IMF All Commodity Index, Baltic Dry Index and Container Shipping Rates, 2000-2015

IMF All Commodity Index Baltic Dry Index and Container Shipping Rates 2000 2015

Sources: IMF, Baltic Exchange, UNCTAD and Shanghai Shipping Exchange. Monthly data for BDI is as of the first trading day of the month. Note: 2000 = 100.

The IMF All Commodity Index (IMF-ACI) is maintained by the International Monetary Fund which tracks prices of internationally traded primary commodities, such as metals, foodstuffs, beverages, agricultural goods, and fuels. The Baltic Dry Index (BDI) is an assessment of the average price to ship raw materials (such as coal, iron ore, cement, and grains) on a number of shipping routes and by ship size. It is thus an indicator of the cost paid to ship raw materials on global markets and an important component of input costs. Container shipping rates is a composite figure accounting for shipping costs for a 40-foot container along with a sample of major trade routes.

Since 2000, the BDI has experienced much volatility and has climbed much faster than the IMF-ACI, which implies that in relative terms the cost of shipping bulk commodities has grown faster than for commodities. A major reason is that new transport capacity is difficult to bring online when the demand for commodities rises.

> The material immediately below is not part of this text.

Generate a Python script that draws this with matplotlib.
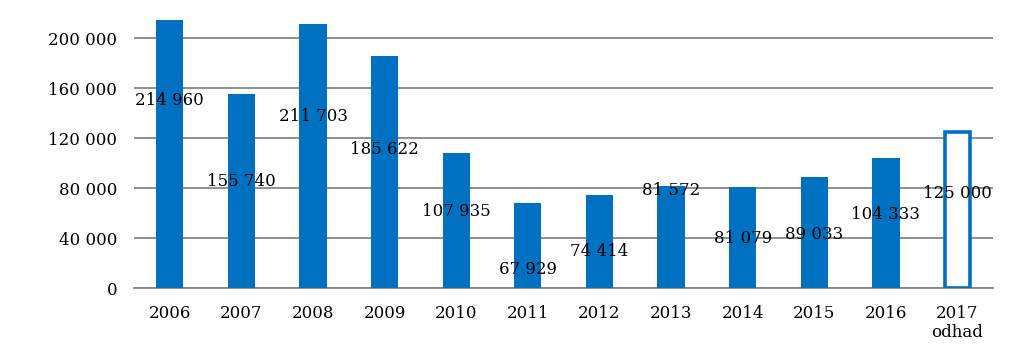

There is thus a comparative cost incentive to consider containerization as an alternative. The collapse of the BDI and the IMF-ACI in late 2008 and early 2009 placed bulk shipping rates more in line with their conventional relation with commodity prices. From 2010 a new diverging pattern was observed as commodity prices remained in a high range while the BDI tanked to lows not seen in a decade. It remains to be seen how this relationship will unfold but the volatility of bulk shipping rates is in contract with the relative stability of container shipping rates.

Compared with the BDI and the AMF-ACI container shipping rates are showing much less volatility with rates remaining stable and even declining in the long term (in great part due to economies of scale). From a cargo value/transport cost per TEU proposition, the containerized shipping of commodities has become more advantageous. The value of the cargo has increased (3 times from the 2000 base) while the shipping rates have slightly declined.